June 18, 2010
Review of The Book on Fire
Nice review of The Book on Fire from Ian Watson, celebrated British sci-fi author of The Embedding, and screenwriter for A.I.: Artificial Intelligence.
What a gorgeous, sensual, and eloquent, though also economical, style! Such imagery. So many perfect sentences and observations. “Her laughter, like a crow fried on a tram wire …” “Coffee foxed with nutmeg …” If only Flaubert (who wanted to write a book sustained by the force of style alone) and Baudelaire could have read The Book on Fire.

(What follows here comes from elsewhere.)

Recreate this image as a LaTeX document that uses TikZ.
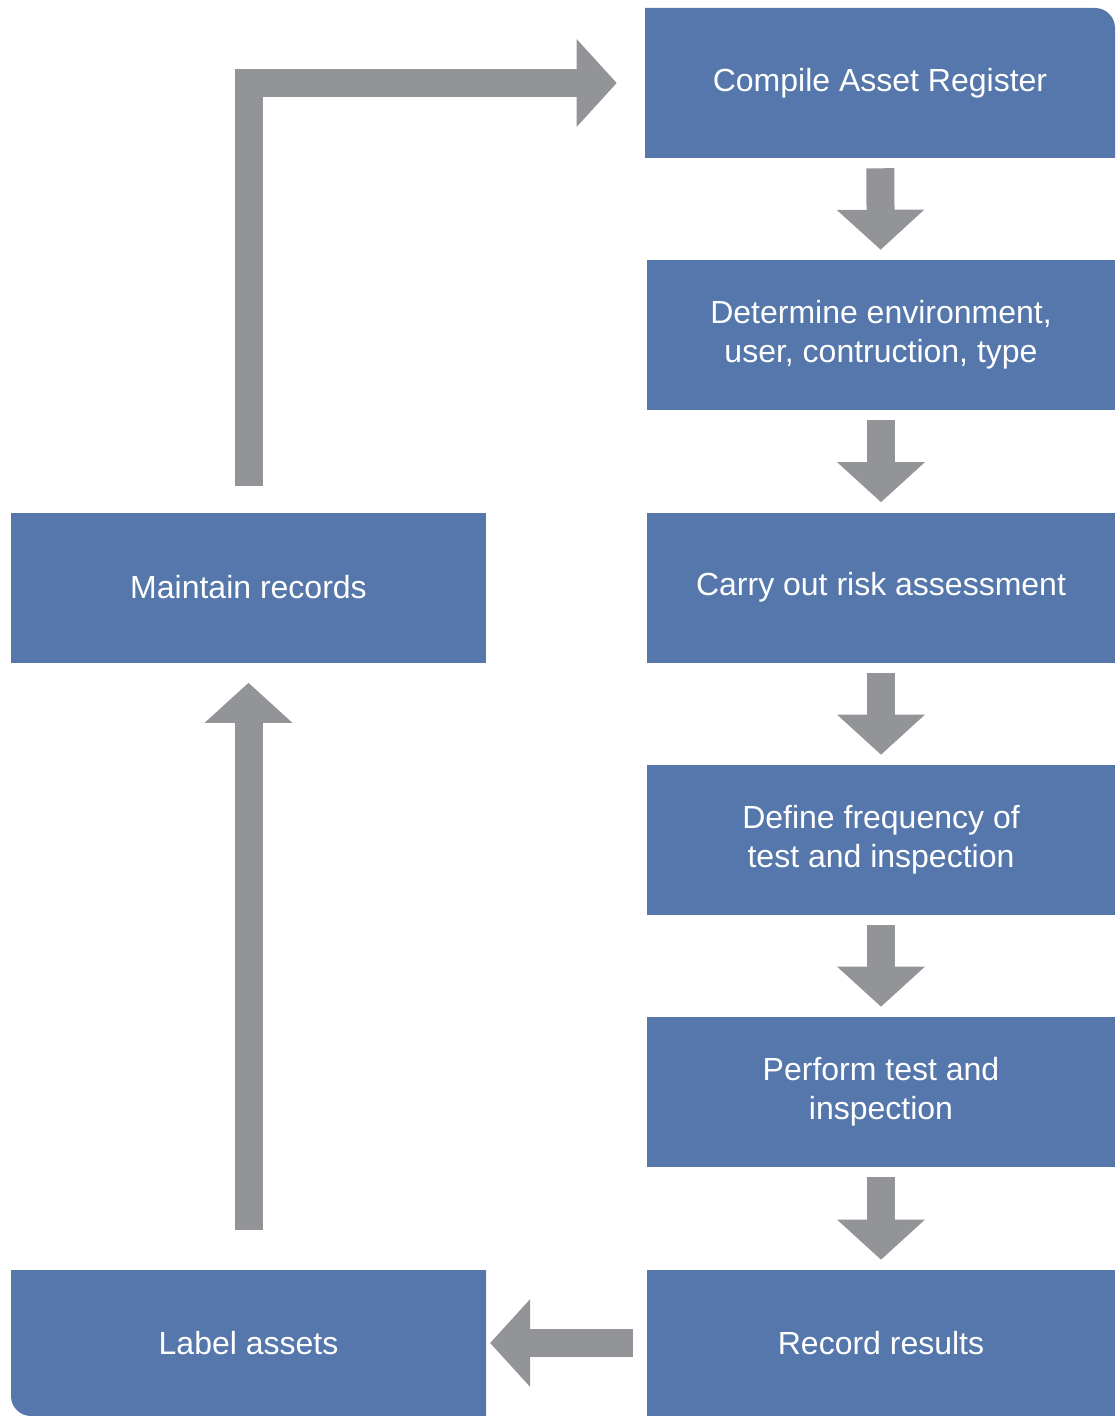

This Alexandria, not a city of memory but of imagination, is wonderful with its lighthouse and library still intact, the modern Egyptian streets and smells and foods so vividly evoked. It's a book of wonderful, consuming obsession, and reading it is a bit like a sacred (w)rite. “Occasionally a woman has snagged in my mind like a burr. Obsession does not make us monogamous, despite the fairy tales. Rather it turns the world into a woman.” How true. The Book on Fire is essential reading for anyone who loved Robert Irwin's The Arabian Nightmare or Durrell's Quartet, yet also it's entirely its own book. “A book is a world,” says the book thief narrator. What a world Keith Miller's is, gritty, surreal, intoxicating, full of wisdoms and madnesses, and always a terrible beauty deranging the senses.